I turned to look at the speaker, who, like the driver, was lanky, dentally challenged, and basically resembled the entire cast of Winter’s Bone. He continued:
“You cain’t be crossing against a light in Carolina. You best be getting back on the curb. And you know what else you need to do? You need to take a razor and take care of all this, ’cause let me tell you boy, it ain’t working for you.”
His motions indicated that all this meant my sizable mutton-chop whiskers. Most folks like ’em. I get called Lemmy, Elvis and Wolverine. Nobody besides my mother had ever straight up dissed them before.
“Tell me something. Don’t lie to me now. Don’t lie to me. You ain’t got no woman at home, do you? You got no woman ’cause your look’s all wrong!”
Time slowed down. I thought many things, mainly involving some kind of retort: I have a degree in English. I am one of the Unflappable Canadians. I am an Agent of A.F.T.D.A., trained in the art of witty repartee. I can handle these freaks; nobody in Duck DynastyLand should be making fun of another man’s beard! Let’s do this.
And then I opened my mouth and it all went to shit. I was utterly unmanned, sputtering like a wet toaster: “I…have…women…” I trailed off, my head full of thoughts of all the high-tech armaments that not putting a dime into your car forever could buy. There were also some images:
I took a deep breath and prepared to try again.
The light turned green and they drove off with a cackle, rear bumper scraping the crown of the road as the car’s nonexistent suspension fought the steep incline. I stood there, thinking about what Elvis or Lemmy or Wolverine would have done and concluding it was not that.
I did get my Mexican lunch, and afterwards returned to the arena. I saw Sweet Willy, the tournament’s head announcer, sitting with some Atlanta skaters, so I decided to get a southern opinion on what had transpired. After I had told my tale, Willy was no good to me, as he could barely breathe from laughter.
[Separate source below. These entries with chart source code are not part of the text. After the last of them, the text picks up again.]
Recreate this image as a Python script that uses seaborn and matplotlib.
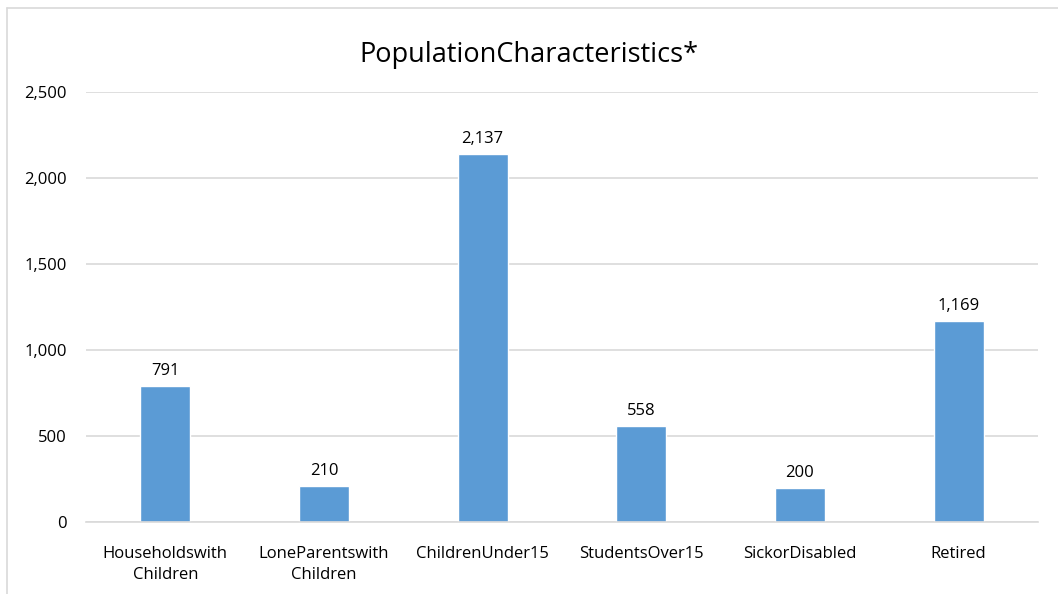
import matplotlib
matplotlib.use("Agg")
import matplotlib.pyplot as plt
import seaborn as sns
import pandas as pd
from matplotlib.lines import Line2D
from matplotlib.ticker import FuncFormatter

categories = ["Householdswith\nChildren", "LoneParentswith\nChildren", "ChildrenUnder15",
              "StudentsOver15", "SickorDisabled", "Retired"]
values = [791, 210, 2137, 558, 200, 1169]
yticks = [0, 500, 1000, 1500, 2000, 2500]

sns.set_theme(style="white")
plt.rcParams['font.family'] = ['Open Sans', 'DejaVu Sans']

df = pd.DataFrame({"cat": categories, "val": values})

fig = plt.figure(figsize=(10.58, 5.94), dpi=100)
ax = fig.add_axes([86/1058, 1-522/594, (1038-86)/1058, (522-92)/594])
sns.barplot(data=df, x="cat", y="val", color="#5B9BD5", width=0.315, ax=ax, saturation=1)

ax.set_ylim(0, 2500)
ax.set_yticks(yticks)
ax.yaxis.set_major_formatter(FuncFormatter(lambda v, p: f"{int(v):,}"))
ax.grid(axis="y", color="#D9D9D9", linewidth=1.2)
ax.set_axisbelow(True)
for s in ["top", "right", "left"]:
    ax.spines[s].set_visible(False)
ax.spines["bottom"].set_color("#D9D9D9")
ax.spines["bottom"].set_linewidth(1.2)
ax.tick_params(axis="both", length=0, labelsize=12, colors="#000000")
ax.tick_params(axis="y", pad=14)
ax.tick_params(axis="x", pad=17)
ax.set_xlabel("")
ax.set_ylabel("")
for lbl in ax.get_xticklabels():
    lbl.set_linespacing(1.45)

for i, v in enumerate(values):
    ax.annotate(f"{v:,}", (i, v), xytext=(0, 5), textcoords="offset points",
                ha="center", va="bottom", fontsize=12, color="#000000")

fig.text(0.5, 1-55/594, "PopulationCharacteristics*", ha="center", va="center",
         fontsize=19.5, color="#000000")

fig.add_artist(Line2D([7/1058, 1.0], [1-8/594, 1-8/594], transform=fig.transFigure,
                      color="#D9D9D9", linewidth=1.2))
fig.add_artist(Line2D([7/1058, 7/1058], [0, 1-8/594], transform=fig.transFigure,
                      color="#D9D9D9", linewidth=1.2))

fig.savefig("out.png", dpi=100, facecolor="white")
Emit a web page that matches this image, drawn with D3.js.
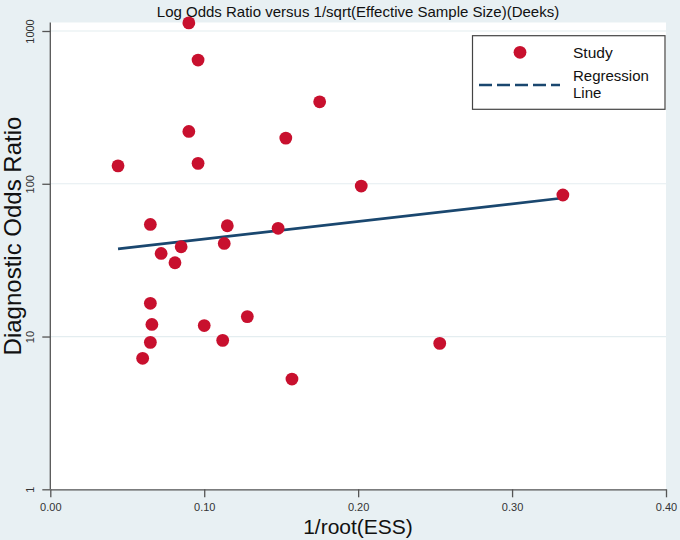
<!DOCTYPE html>
<html>
<head>
<meta charset="utf-8">
<title>Deeks funnel plot</title>
<script src="https://d3js.org/d3.v7.min.js"></script>
<style>
  body { margin: 0; background: #e8f0f3; }
  svg { display: block; font-family: "Liberation Sans", Arial, sans-serif; }
</style>
</head>
<body>
<div id="chart"></div>
<script>
// study values: 1/root(ESS) and diagnostic odds ratio
var essInv = [0.090, 0.096, 0.175, 0.090, 0.153, 0.096, 0.044, 0.202, 0.333,
              0.065, 0.115, 0.148, 0.085, 0.113, 0.072, 0.081, 0.065, 0.128,
              0.066, 0.100, 0.065, 0.112, 0.253, 0.060, 0.157];
var dor = [1130, 645, 344, 220, 199, 136, 131, 96.6, 84.4,
           54.2, 53.1, 51.1, 38.7, 40.7, 35.0, 30.4, 16.5, 13.5,
           12.0, 11.8, 9.16, 9.44, 9.02, 7.20, 5.27];

// fitted regression line end points
var regX = [0.044, 0.333];
var regY = [37.5, 80.6];

var xTicks = [0, 0.1, 0.2, 0.3, 0.4];
var yTicks = [1, 10, 100, 1000];

var W = 680, H = 540;
var plot = { left: 50.3, right: 666, top: 22.5, bottom: 489.3 };

var svg = d3.select("#chart").append("svg")
    .attr("width", W)
    .attr("height", H);

svg.append("rect")
    .attr("width", W).attr("height", H)
    .attr("fill", "#e8f0f3");

var x = d3.scaleLinear()
    .domain([0, 0.4])
    .range([plot.left, plot.right]);

var y = d3.scaleLog()
    .domain([1, 1000])
    .range([plot.bottom, 31]);

// plot region
svg.append("rect")
    .attr("x", plot.left)
    .attr("y", plot.top)
    .attr("width", plot.right - plot.left)
    .attr("height", plot.bottom - plot.top)
    .attr("fill", "#ffffff");

// grid lines
svg.append("g")
    .selectAll("line")
    .data(yTicks.slice(1))
    .enter().append("line")
    .attr("x1", plot.left)
    .attr("x2", plot.right)
    .attr("y1", function (d) { return y(d); })
    .attr("y2", function (d) { return y(d); })
    .attr("stroke", "#e4edf0")
    .attr("stroke-width", 1.2);

// title
svg.append("text")
    .attr("x", 358)
    .attr("y", 17)
    .attr("text-anchor", "middle")
    .style("font-size", "15px")
    .attr("fill", "#111")
    .text("Log Odds Ratio versus 1/sqrt(Effective Sample Size)(Deeks)");

// x axis
var xAxis = svg.append("g")
    .attr("transform", "translate(0," + plot.bottom + ")")
    .call(d3.axisBottom(x)
        .tickValues(xTicks)
        .tickFormat(d3.format(".2f"))
        .tickSize(8)
        .tickSizeOuter(0));
xAxis.select(".domain").attr("stroke", "#555").attr("stroke-width", 1.3);
xAxis.selectAll(".tick line").attr("stroke", "#555").attr("stroke-width", 1.3);
xAxis.selectAll(".tick text")
    .attr("y", 14)
    .attr("dy", "0.71em")
    .style("font-size", "11px")
    .style("font-family", "'Liberation Sans', Arial, sans-serif")
    .attr("fill", "#333");

// y axis
var yAxis = svg.append("g")
    .attr("transform", "translate(" + plot.left + ",0)")
    .call(d3.axisLeft(y)
        .tickValues(yTicks)
        .tickFormat(d3.format("d"))
        .tickSize(8)
        .tickSizeOuter(0));
yAxis.select(".domain").remove();
yAxis.selectAll(".tick line").attr("stroke", "#555").attr("stroke-width", 1.3);
yAxis.selectAll(".tick text")
    .attr("x", null).attr("dy", null)
    .attr("transform", "translate(-16,0) rotate(-90)")
    .attr("text-anchor", "middle")
    .style("font-size", "11px")
    .style("font-family", "'Liberation Sans', Arial, sans-serif")
    .attr("fill", "#333");
svg.append("line")
    .attr("x1", plot.left).attr("x2", plot.left)
    .attr("y1", plot.top).attr("y2", plot.bottom)
    .attr("stroke", "#555").attr("stroke-width", 1.3);

// axis titles
svg.append("text")
    .attr("x", 358)
    .attr("y", 534)
    .attr("text-anchor", "middle")
    .style("font-size", "21px")
    .attr("fill", "#111")
    .text("1/root(ESS)");

svg.append("text")
    .attr("transform", "translate(21,236) rotate(-90)")
    .attr("text-anchor", "middle")
    .style("font-size", "24px")
    .attr("fill", "#111")
    .text("Diagnostic Odds Ratio");

// regression line
var line = d3.line()
    .x(function (d) { return x(d[0]); })
    .y(function (d) { return y(d[1]); });
svg.append("path")
    .datum(d3.zip(regX, regY))
    .attr("d", line)
    .attr("fill", "none")
    .attr("stroke", "#1a476f")
    .attr("stroke-width", 2.6);

// study points
svg.append("g")
    .selectAll("circle")
    .data(d3.zip(essInv, dor))
    .enter().append("circle")
    .attr("cx", function (d) { return x(d[0]); })
    .attr("cy", function (d) { return y(d[1]); })
    .attr("r", 6.4)
    .attr("fill", "#c8102e");

// legend
var lg = svg.append("g");
lg.append("rect")
    .attr("x", 472.5).attr("y", 35.7)
    .attr("width", 192.5).attr("height", 73.6)
    .attr("fill", "#fff")
    .attr("stroke", "#444")
    .attr("stroke-width", 1.2);
lg.append("circle")
    .attr("cx", 520).attr("cy", 52.3).attr("r", 6.4)
    .attr("fill", "#c8102e");
lg.append("text")
    .attr("x", 573).attr("y", 58)
    .style("font-size", "15.5px")
    .attr("fill", "#111")
    .text("Study");
lg.append("line")
    .attr("x1", 479).attr("x2", 560)
    .attr("y1", 85).attr("y2", 85)
    .attr("stroke", "#1a476f")
    .attr("stroke-width", 2.6)
    .attr("stroke-dasharray", "13,5");
var lt = lg.append("text")
    .style("font-size", "15px")
    .attr("fill", "#111");
lt.append("tspan").attr("x", 573).attr("y", 81).text("Regression");
lt.append("tspan").attr("x", 573).attr("y", 98).text("Line");
</script>
</body>
</html>
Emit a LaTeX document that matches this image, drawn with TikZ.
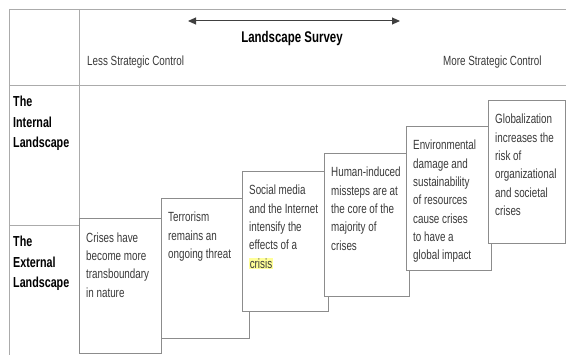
\documentclass[tikz,border=0pt]{standalone}
\usepackage{fontspec}
\setmainfont{Liberation Sans}[FakeStretch=0.74]
\usetikzlibrary{arrows.meta}
\usetikzlibrary{shadows}
\definecolor{txtgray}{HTML}{3A3A3A}
\definecolor{rulegray}{HTML}{ABABAB}
\definecolor{hlyellow}{HTML}{FFFF99}
\newcommand{\hl}[1]{{\setlength{\fboxsep}{0.6pt}\colorbox{hlyellow}{#1}}}

\begin{document}
\begin{tikzpicture}[x=1pt, y=-1pt,
  rule/.style={draw=rulegray, line width=0.8pt},
  stepbox/.style={draw=black!45, fill=white, line width=0.7pt, anchor=north west, inner sep=0pt,
    drop shadow={shadow xshift=0.9pt, shadow yshift=-0.9pt, fill=black!50, opacity=1}},
  boxtext/.style={anchor=north west, align=left, text=txtgray, inner sep=0pt,
    font=\fontsize{13.3}{18.3}\selectfont},
  rowlabel/.style={anchor=north west, align=left, inner sep=0pt,
    font=\bfseries\fontsize{14.5}{20.5}\selectfont},
  headtext/.style={anchor=west, text=txtgray, inner sep=0pt, font=\fontsize{13.3}{15}\selectfont}]
\useasboundingbox (0,0) rectangle (566,355); % keep page size

% table frame
\draw [rule] (9,9) -- (566,9);
\draw [rule] (9,85) -- (566,85);
\draw [rule] (9,9) -- (9,355);
\draw [rule] (79,9) -- (79,218);
\draw [rule] (9,225) -- (79,225);

% header
\coordinate (arrL) at (188,21);
\coordinate (arrR) at (400,21);
\draw [{Triangle[length=8pt,width=7pt]}-{Triangle[length=8pt,width=7pt]}, line width=1pt, draw=black!75] (arrL) -- (arrR);
\node [font=\bfseries\fontsize{15.5}{17}\selectfont] (survey) at (292,38) {Landscape Survey};
\node [headtext] (less) at (87,62) {Less Strategic Control};
\node [headtext] (more) at (443,62) {More Strategic Control};

% row labels
\node [rowlabel] (internal) at (13,96) {The\\Internal\\Landscape};
\node [rowlabel] (external) at (13,236) {The\\External\\Landscape};

% steps
\node [stepbox, minimum width=82pt, minimum height=135pt] (s1) at (79,218) {};
\node [boxtext] (t1) at ([xshift=7pt, yshift=-14.5pt]s1.north west) {Crises have\\become more\\transboundary\\in nature};
\node [stepbox, minimum width=88pt, minimum height=140pt] (s2) at (161,198) {};
\node [boxtext] (t2) at ([xshift=7pt, yshift=-14pt]s2.north west) {Terrorism\\remains an\\ongoing threat};
\node [stepbox, minimum width=86pt, minimum height=140pt] (s3) at (242,171) {};
\node [boxtext] (t3) at ([xshift=7pt, yshift=-14pt]s3.north west) {Social media\\and the Internet\\intensify the\\effects of a\\\hl{crisis}};
\node [stepbox, minimum width=85pt, minimum height=143pt] (s4) at (324,153) {};
\node [boxtext] (t4) at ([xshift=7pt, yshift=-14pt]s4.north west) {Human-induced\\missteps are at\\the core of the\\majority of\\crises};
\node [stepbox, minimum width=85pt, minimum height=144pt] (s5) at (406,126) {};
\node [boxtext] (t5) at ([xshift=7pt, yshift=-14pt]s5.north west) {Environmental\\damage and\\sustainability\\of resources\\cause crises\\to have a\\global impact};
\node [stepbox, minimum width=77pt, minimum height=143pt] (s6) at (488,100) {};
\node [boxtext] (t6) at ([xshift=7pt, yshift=-14pt]s6.north west) {Globalization\\increases the\\risk of\\organizational\\and societal\\crises};
\end{tikzpicture}
\end{document}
The skater beside him, Sissy Splaysek, turned out to be an Atlanta resident transplanted from Texas. Since Willy is secretly Canadian anyway, she was the closest thing I had to an expert. “So”, I said, “Is this how things go down normally? Drive-by mockings?”
Sissy, who despite wearing derby gear managed to present a picture of southern belle refinement, gave a subtle pearl-clutching gesture near her throat and breathed “Heavens no. No southern gentleman would ever speak such words to a stranger on the street. Those folks must have been mountain.”
So there you have it. My deep-fried southern shame. Don’t get me wrong, I would return to friendly Asheville in a heartbeat. Heck, if I could keep my healthcare I’d move there. But never again will I tangle with the Mountain Men. They have counted coup upon me, and own my soul.